- **ROWS**:

**********

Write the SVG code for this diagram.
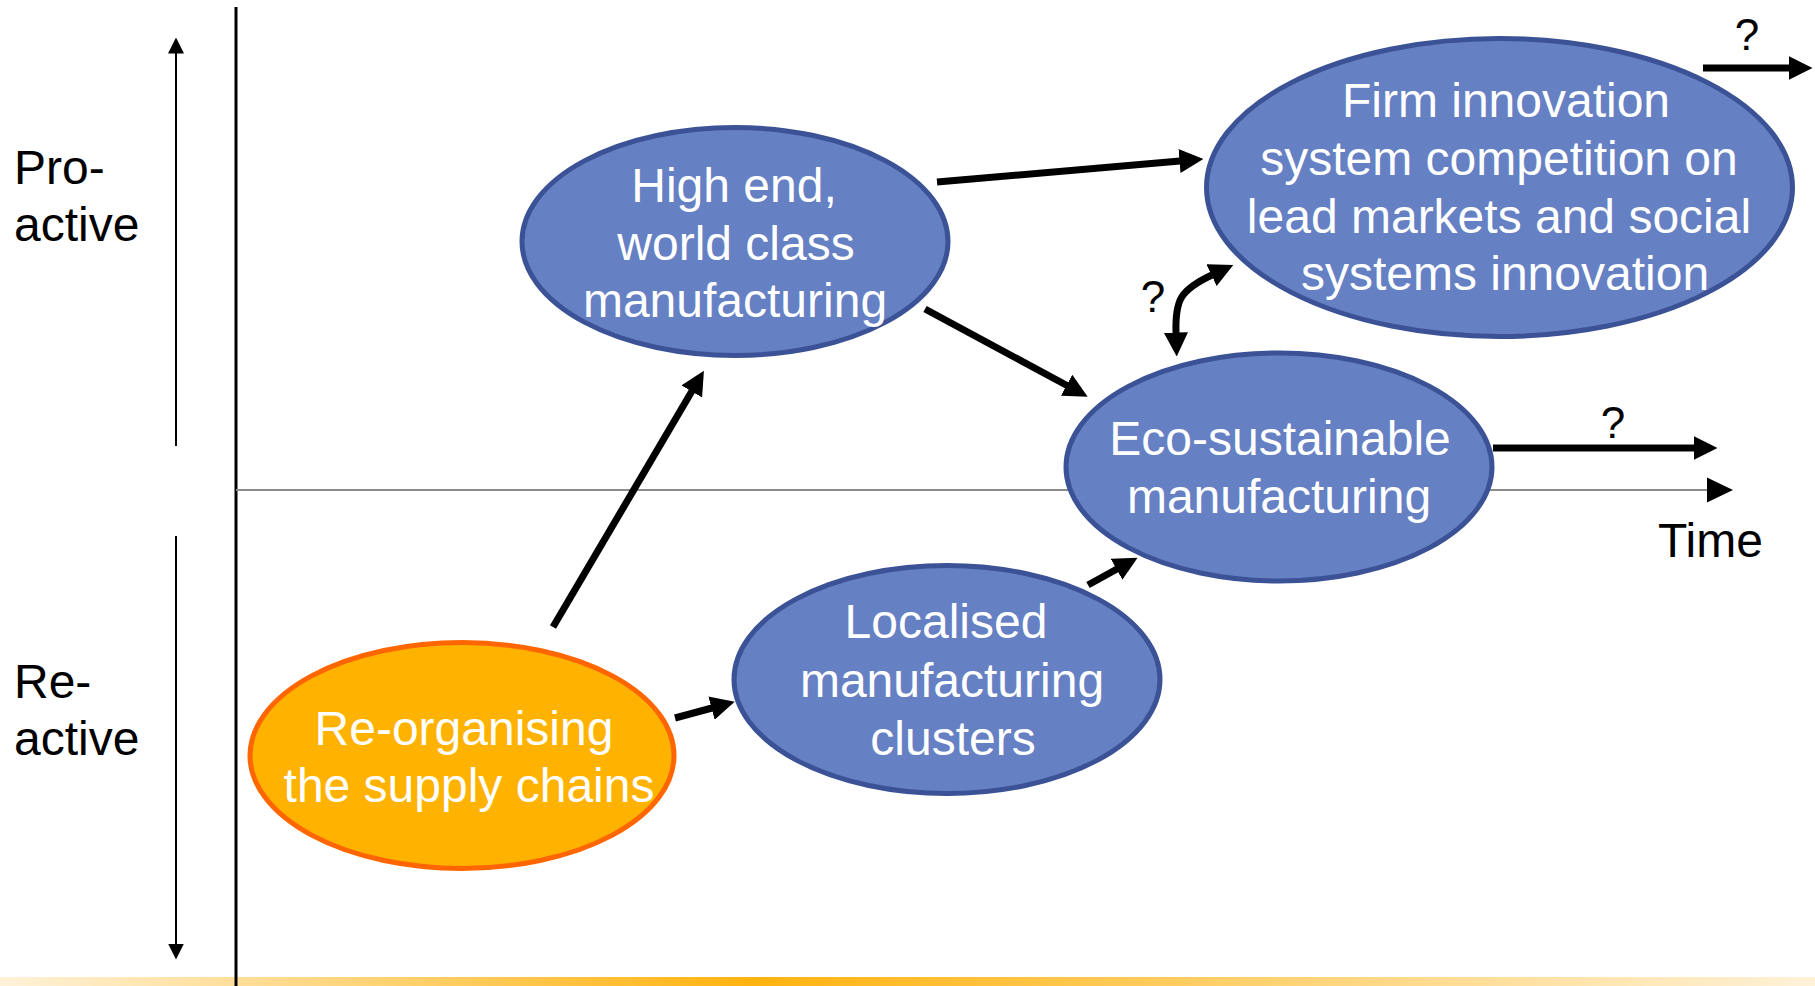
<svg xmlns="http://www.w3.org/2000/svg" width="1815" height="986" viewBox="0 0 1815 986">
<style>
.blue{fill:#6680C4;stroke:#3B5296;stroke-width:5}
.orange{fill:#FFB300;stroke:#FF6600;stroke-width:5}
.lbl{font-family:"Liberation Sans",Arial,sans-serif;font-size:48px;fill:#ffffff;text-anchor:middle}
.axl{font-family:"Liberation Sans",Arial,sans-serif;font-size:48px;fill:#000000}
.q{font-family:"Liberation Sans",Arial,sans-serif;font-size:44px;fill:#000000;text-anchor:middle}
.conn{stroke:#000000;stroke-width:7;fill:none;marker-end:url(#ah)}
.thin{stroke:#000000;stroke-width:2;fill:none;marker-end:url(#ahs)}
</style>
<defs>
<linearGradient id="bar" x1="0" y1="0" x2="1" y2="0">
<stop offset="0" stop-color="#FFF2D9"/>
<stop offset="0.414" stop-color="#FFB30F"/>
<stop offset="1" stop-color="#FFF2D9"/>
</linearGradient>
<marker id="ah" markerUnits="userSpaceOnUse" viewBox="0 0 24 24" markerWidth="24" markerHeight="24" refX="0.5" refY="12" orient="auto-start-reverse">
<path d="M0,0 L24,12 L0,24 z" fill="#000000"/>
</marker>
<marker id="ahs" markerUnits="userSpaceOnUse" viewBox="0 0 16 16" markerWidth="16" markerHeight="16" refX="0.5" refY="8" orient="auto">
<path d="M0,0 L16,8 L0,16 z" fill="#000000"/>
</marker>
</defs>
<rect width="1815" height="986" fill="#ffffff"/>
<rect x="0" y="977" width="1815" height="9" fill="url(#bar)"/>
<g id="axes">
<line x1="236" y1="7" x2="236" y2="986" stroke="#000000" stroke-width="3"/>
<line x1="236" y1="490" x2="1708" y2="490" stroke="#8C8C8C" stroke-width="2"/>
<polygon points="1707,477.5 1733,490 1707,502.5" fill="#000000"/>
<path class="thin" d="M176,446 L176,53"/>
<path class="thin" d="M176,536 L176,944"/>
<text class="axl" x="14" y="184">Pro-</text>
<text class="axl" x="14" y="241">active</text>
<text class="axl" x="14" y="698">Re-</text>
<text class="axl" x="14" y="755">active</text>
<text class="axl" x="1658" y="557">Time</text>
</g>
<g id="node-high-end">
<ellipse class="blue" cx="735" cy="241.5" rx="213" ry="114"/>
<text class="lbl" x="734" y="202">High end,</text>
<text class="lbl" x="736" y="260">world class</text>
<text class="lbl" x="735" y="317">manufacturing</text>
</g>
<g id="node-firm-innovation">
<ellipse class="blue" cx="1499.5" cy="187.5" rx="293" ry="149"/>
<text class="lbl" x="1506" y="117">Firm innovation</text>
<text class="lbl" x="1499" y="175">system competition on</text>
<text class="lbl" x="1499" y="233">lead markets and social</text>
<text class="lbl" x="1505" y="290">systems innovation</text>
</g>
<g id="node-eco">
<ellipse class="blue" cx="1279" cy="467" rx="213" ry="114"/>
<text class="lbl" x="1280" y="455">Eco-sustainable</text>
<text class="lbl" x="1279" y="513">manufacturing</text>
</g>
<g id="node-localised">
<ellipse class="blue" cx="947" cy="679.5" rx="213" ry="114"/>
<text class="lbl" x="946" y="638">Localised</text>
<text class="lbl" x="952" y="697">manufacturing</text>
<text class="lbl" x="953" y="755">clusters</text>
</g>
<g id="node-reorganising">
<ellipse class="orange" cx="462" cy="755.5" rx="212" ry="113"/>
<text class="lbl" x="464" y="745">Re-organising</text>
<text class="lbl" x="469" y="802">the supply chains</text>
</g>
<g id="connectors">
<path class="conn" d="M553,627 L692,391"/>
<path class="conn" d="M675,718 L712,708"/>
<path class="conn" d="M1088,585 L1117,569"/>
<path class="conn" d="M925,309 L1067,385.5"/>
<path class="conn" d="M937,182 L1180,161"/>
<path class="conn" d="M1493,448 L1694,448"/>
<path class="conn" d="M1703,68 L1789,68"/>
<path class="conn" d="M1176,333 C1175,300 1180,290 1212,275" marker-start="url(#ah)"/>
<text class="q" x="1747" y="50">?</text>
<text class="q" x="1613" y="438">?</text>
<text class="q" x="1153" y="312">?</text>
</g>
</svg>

**********

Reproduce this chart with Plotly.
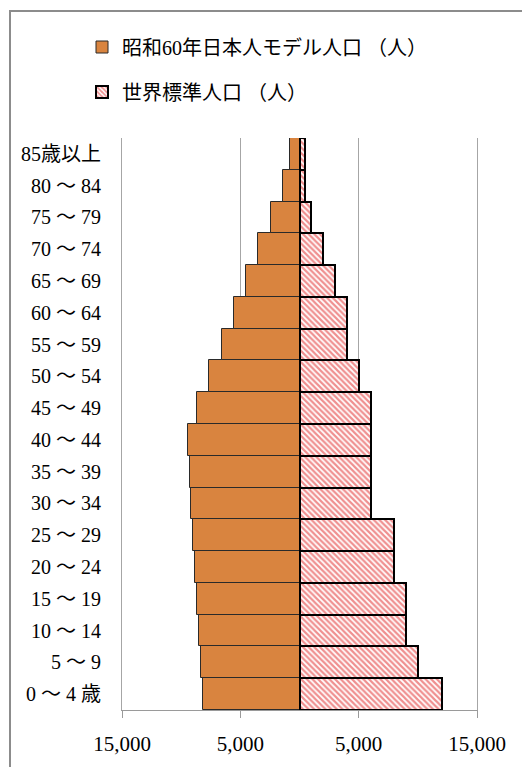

**********

- **EXERCISE DETAILS**: Count every line of the records that holds "this". State the number, nothing else.

- **FINAL ANSWER**: 2